> **OBJECTIVE**:
Write the data out again exactly, dropping any images it holds.

═══ MATERIAL

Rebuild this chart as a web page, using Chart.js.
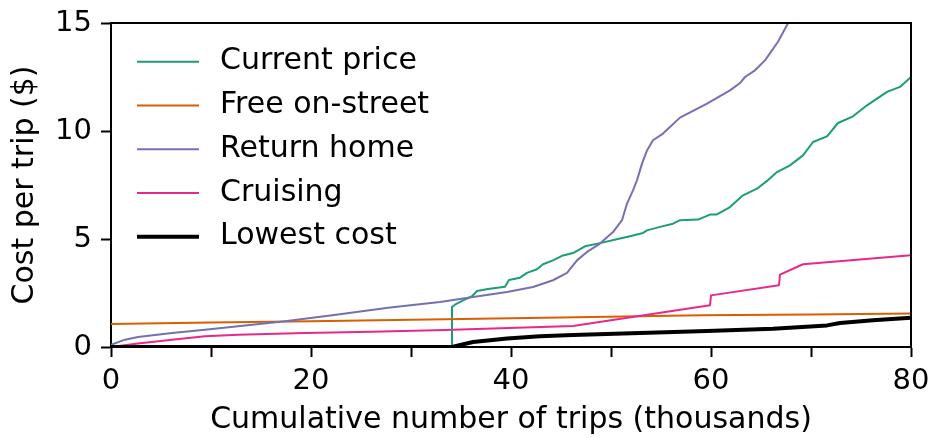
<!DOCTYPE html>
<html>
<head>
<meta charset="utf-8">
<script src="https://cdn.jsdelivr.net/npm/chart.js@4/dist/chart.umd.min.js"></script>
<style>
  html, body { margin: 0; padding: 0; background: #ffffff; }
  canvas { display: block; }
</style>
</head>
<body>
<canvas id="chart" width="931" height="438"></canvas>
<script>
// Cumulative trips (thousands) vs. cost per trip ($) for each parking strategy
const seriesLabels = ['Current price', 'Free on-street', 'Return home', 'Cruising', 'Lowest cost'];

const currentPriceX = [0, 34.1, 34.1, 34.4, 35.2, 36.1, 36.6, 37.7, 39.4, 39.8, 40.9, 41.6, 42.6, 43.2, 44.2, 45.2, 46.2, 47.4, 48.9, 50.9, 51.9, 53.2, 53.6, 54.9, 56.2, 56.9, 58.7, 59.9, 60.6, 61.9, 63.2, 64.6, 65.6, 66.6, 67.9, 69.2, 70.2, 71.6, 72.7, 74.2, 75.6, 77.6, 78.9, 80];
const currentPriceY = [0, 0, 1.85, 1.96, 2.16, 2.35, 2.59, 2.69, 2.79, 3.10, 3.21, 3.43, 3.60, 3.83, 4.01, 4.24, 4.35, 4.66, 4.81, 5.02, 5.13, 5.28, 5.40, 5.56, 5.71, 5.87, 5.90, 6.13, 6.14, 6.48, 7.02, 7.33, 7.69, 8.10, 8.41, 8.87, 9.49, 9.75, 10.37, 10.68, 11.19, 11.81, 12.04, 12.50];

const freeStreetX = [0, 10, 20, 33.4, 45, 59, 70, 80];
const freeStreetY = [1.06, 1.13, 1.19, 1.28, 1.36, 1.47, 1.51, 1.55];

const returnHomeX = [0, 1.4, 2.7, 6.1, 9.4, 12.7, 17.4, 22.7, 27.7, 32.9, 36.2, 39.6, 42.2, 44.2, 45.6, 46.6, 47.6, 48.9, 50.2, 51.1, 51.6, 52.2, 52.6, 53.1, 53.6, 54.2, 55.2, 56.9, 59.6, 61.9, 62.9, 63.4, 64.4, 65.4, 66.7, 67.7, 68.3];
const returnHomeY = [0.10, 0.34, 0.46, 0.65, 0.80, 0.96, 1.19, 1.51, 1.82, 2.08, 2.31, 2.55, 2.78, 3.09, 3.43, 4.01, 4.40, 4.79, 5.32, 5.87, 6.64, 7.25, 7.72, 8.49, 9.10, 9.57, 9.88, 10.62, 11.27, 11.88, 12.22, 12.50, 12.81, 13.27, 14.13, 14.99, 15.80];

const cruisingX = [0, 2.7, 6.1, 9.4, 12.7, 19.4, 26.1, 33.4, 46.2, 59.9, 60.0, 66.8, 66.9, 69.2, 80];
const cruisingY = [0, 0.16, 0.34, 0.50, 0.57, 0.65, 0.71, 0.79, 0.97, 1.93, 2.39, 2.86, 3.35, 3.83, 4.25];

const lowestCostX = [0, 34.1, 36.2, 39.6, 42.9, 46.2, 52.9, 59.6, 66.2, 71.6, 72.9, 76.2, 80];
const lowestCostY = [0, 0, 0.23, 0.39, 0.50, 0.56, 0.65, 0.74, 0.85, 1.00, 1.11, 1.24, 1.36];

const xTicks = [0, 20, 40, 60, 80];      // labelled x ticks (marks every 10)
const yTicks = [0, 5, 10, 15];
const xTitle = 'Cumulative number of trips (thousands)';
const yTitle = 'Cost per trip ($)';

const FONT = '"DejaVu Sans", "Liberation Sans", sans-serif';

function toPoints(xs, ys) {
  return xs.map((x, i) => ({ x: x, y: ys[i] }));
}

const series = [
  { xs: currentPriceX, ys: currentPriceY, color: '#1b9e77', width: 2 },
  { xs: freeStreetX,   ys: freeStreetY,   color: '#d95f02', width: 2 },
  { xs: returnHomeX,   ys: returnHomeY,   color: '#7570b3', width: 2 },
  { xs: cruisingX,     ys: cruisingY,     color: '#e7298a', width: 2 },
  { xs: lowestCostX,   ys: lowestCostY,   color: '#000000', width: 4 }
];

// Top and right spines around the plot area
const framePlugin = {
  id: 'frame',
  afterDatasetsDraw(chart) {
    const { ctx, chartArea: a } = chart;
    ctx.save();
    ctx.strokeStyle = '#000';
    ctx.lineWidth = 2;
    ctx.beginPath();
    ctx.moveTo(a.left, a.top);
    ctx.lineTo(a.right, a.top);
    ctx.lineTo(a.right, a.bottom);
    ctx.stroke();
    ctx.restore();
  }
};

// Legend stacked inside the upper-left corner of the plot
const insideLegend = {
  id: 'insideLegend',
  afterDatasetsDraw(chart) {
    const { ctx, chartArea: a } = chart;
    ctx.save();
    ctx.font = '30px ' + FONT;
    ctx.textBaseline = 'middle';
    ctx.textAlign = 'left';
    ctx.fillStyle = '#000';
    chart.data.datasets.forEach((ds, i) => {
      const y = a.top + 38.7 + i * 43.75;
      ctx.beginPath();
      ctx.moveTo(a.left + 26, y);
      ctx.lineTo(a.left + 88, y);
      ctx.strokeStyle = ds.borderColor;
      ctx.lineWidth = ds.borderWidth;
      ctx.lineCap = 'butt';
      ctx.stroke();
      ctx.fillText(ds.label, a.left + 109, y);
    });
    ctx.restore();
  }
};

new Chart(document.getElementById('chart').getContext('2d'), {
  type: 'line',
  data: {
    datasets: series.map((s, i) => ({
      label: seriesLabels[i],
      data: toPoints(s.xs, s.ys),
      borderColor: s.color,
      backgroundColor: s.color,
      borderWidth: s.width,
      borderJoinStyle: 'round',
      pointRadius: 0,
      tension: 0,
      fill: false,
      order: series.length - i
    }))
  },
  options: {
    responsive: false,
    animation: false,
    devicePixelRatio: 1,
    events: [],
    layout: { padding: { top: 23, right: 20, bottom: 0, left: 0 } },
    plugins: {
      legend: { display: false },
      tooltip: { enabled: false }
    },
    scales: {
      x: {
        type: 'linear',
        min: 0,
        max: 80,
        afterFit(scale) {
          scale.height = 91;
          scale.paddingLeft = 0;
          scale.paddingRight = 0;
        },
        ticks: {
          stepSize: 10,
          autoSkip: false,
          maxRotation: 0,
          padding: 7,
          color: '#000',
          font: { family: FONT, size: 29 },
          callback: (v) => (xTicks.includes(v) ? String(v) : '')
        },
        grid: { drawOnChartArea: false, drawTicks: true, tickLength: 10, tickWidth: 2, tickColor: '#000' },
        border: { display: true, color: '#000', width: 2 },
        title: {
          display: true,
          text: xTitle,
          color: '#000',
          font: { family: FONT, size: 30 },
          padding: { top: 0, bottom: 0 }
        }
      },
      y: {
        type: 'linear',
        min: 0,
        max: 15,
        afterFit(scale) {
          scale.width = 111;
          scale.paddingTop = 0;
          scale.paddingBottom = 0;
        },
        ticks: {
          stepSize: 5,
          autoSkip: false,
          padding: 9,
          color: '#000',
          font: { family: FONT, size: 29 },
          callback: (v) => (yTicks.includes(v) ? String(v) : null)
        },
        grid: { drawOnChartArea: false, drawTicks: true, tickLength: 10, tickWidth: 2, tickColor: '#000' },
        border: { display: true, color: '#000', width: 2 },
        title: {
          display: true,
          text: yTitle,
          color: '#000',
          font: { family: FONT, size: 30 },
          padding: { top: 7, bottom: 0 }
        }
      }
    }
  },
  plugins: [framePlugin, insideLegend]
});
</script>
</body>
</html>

══════

> **FULL OUTPUT**:
Rebuild this chart as a web page, using Chart.js.
<!DOCTYPE html>
<html>
<head>
<meta charset="utf-8">
<script src="https://cdn.jsdelivr.net/npm/chart.js@4/dist/chart.umd.min.js"></script>
<style>
  html, body { margin: 0; padding: 0; background: #ffffff; }
  canvas { display: block; }
</style>
</head>
<body>
<canvas id="chart" width="931" height="438"></canvas>
<script>
// Cumulative trips (thousands) vs. cost per trip ($) for each parking strategy
const seriesLabels = ['Current price', 'Free on-street', 'Return home', 'Cruising', 'Lowest cost'];

const currentPriceX = [0, 34.1, 34.1, 34.4, 35.2, 36.1, 36.6, 37.7, 39.4, 39.8, 40.9, 41.6, 42.6, 43.2, 44.2, 45.2, 46.2, 47.4, 48.9, 50.9, 51.9, 53.2, 53.6, 54.9, 56.2, 56.9, 58.7, 59.9, 60.6, 61.9, 63.2, 64.6, 65.6, 66.6, 67.9, 69.2, 70.2, 71.6, 72.7, 74.2, 75.6, 77.6, 78.9, 80];
const currentPriceY = [0, 0, 1.85, 1.96, 2.16, 2.35, 2.59, 2.69, 2.79, 3.10, 3.21, 3.43, 3.60, 3.83, 4.01, 4.24, 4.35, 4.66, 4.81, 5.02, 5.13, 5.28, 5.40, 5.56, 5.71, 5.87, 5.90, 6.13, 6.14, 6.48, 7.02, 7.33, 7.69, 8.10, 8.41, 8.87, 9.49, 9.75, 10.37, 10.68, 11.19, 11.81, 12.04, 12.50];

const freeStreetX = [0, 10, 20, 33.4, 45, 59, 70, 80];
const freeStreetY = [1.06, 1.13, 1.19, 1.28, 1.36, 1.47, 1.51, 1.55];

const returnHomeX = [0, 1.4, 2.7, 6.1, 9.4, 12.7, 17.4, 22.7, 27.7, 32.9, 36.2, 39.6, 42.2, 44.2, 45.6, 46.6, 47.6, 48.9, 50.2, 51.1, 51.6, 52.2, 52.6, 53.1, 53.6, 54.2, 55.2, 56.9, 59.6, 61.9, 62.9, 63.4, 64.4, 65.4, 66.7, 67.7, 68.3];
const returnHomeY = [0.10, 0.34, 0.46, 0.65, 0.80, 0.96, 1.19, 1.51, 1.82, 2.08, 2.31, 2.55, 2.78, 3.09, 3.43, 4.01, 4.40, 4.79, 5.32, 5.87, 6.64, 7.25, 7.72, 8.49, 9.10, 9.57, 9.88, 10.62, 11.27, 11.88, 12.22, 12.50, 12.81, 13.27, 14.13, 14.99, 15.80];

const cruisingX = [0, 2.7, 6.1, 9.4, 12.7, 19.4, 26.1, 33.4, 46.2, 59.9, 60.0, 66.8, 66.9, 69.2, 80];
const cruisingY = [0, 0.16, 0.34, 0.50, 0.57, 0.65, 0.71, 0.79, 0.97, 1.93, 2.39, 2.86, 3.35, 3.83, 4.25];

const lowestCostX = [0, 34.1, 36.2, 39.6, 42.9, 46.2, 52.9, 59.6, 66.2, 71.6, 72.9, 76.2, 80];
const lowestCostY = [0, 0, 0.23, 0.39, 0.50, 0.56, 0.65, 0.74, 0.85, 1.00, 1.11, 1.24, 1.36];

const xTicks = [0, 20, 40, 60, 80];      // labelled x ticks (marks every 10)
const yTicks = [0, 5, 10, 15];
const xTitle = 'Cumulative number of trips (thousands)';
const yTitle = 'Cost per trip ($)';

const FONT = '"DejaVu Sans", "Liberation Sans", sans-serif';

function toPoints(xs, ys) {
  return xs.map((x, i) => ({ x: x, y: ys[i] }));
}

const series = [
  { xs: currentPriceX, ys: currentPriceY, color: '#1b9e77', width: 2 },
  { xs: freeStreetX,   ys: freeStreetY,   color: '#d95f02', width: 2 },
  { xs: returnHomeX,   ys: returnHomeY,   color: '#7570b3', width: 2 },
  { xs: cruisingX,     ys: cruisingY,     color: '#e7298a', width: 2 },
  { xs: lowestCostX,   ys: lowestCostY,   color: '#000000', width: 4 }
];

// Top and right spines around the plot area
const framePlugin = {
  id: 'frame',
  afterDatasetsDraw(chart) {
    const { ctx, chartArea: a } = chart;
    ctx.save();
    ctx.strokeStyle = '#000';
    ctx.lineWidth = 2;
    ctx.beginPath();
    ctx.moveTo(a.left, a.top);
    ctx.lineTo(a.right, a.top);
    ctx.lineTo(a.right, a.bottom);
    ctx.stroke();
    ctx.restore();
  }
};

// Legend stacked inside the upper-left corner of the plot
const insideLegend = {
  id: 'insideLegend',
  afterDatasetsDraw(chart) {
    const { ctx, chartArea: a } = chart;
    ctx.save();
    ctx.font = '30px ' + FONT;
    ctx.textBaseline = 'middle';
    ctx.textAlign = 'left';
    ctx.fillStyle = '#000';
    chart.data.datasets.forEach((ds, i) => {
      const y = a.top + 38.7 + i * 43.75;
      ctx.beginPath();
      ctx.moveTo(a.left + 26, y);
      ctx.lineTo(a.left + 88, y);
      ctx.strokeStyle = ds.borderColor;
      ctx.lineWidth = ds.borderWidth;
      ctx.lineCap = 'butt';
      ctx.stroke();
      ctx.fillText(ds.label, a.left + 109, y);
    });
    ctx.restore();
  }
};

new Chart(document.getElementById('chart').getContext('2d'), {
  type: 'line',
  data: {
    datasets: series.map((s, i) => ({
      label: seriesLabels[i],
      data: toPoints(s.xs, s.ys),
      borderColor: s.color,
      backgroundColor: s.color,
      borderWidth: s.width,
      borderJoinStyle: 'round',
      pointRadius: 0,
      tension: 0,
      fill: false,
      order: series.length - i
    }))
  },
  options: {
    responsive: false,
    animation: false,
    devicePixelRatio: 1,
    events: [],
    layout: { padding: { top: 23, right: 20, bottom: 0, left: 0 } },
    plugins: {
      legend: { display: false },
      tooltip: { enabled: false }
    },
    scales: {
      x: {
        type: 'linear',
        min: 0,
        max: 80,
        afterFit(scale) {
          scale.height = 91;
          scale.paddingLeft = 0;
          scale.paddingRight = 0;
        },
        ticks: {
          stepSize: 10,
          autoSkip: false,
          maxRotation: 0,
          padding: 7,
          color: '#000',
          font: { family: FONT, size: 29 },
          callback: (v) => (xTicks.includes(v) ? String(v) : '')
        },
        grid: { drawOnChartArea: false, drawTicks: true, tickLength: 10, tickWidth: 2, tickColor: '#000' },
        border: { display: true, color: '#000', width: 2 },
        title: {
          display: true,
          text: xTitle,
          color: '#000',
          font: { family: FONT, size: 30 },
          padding: { top: 0, bottom: 0 }
        }
      },
      y: {
        type: 'linear',
        min: 0,
        max: 15,
        afterFit(scale) {
          scale.width = 111;
          scale.paddingTop = 0;
          scale.paddingBottom = 0;
        },
        ticks: {
          stepSize: 5,
          autoSkip: false,
          padding: 9,
          color: '#000',
          font: { family: FONT, size: 29 },
          callback: (v) => (yTicks.includes(v) ? String(v) : null)
        },
        grid: { drawOnChartArea: false, drawTicks: true, tickLength: 10, tickWidth: 2, tickColor: '#000' },
        border: { display: true, color: '#000', width: 2 },
        title: {
          display: true,
          text: yTitle,
          color: '#000',
          font: { family: FONT, size: 30 },
          padding: { top: 7, bottom: 0 }
        }
      }
    }
  },
  plugins: [framePlugin, insideLegend]
});
</script>
</body>
</html>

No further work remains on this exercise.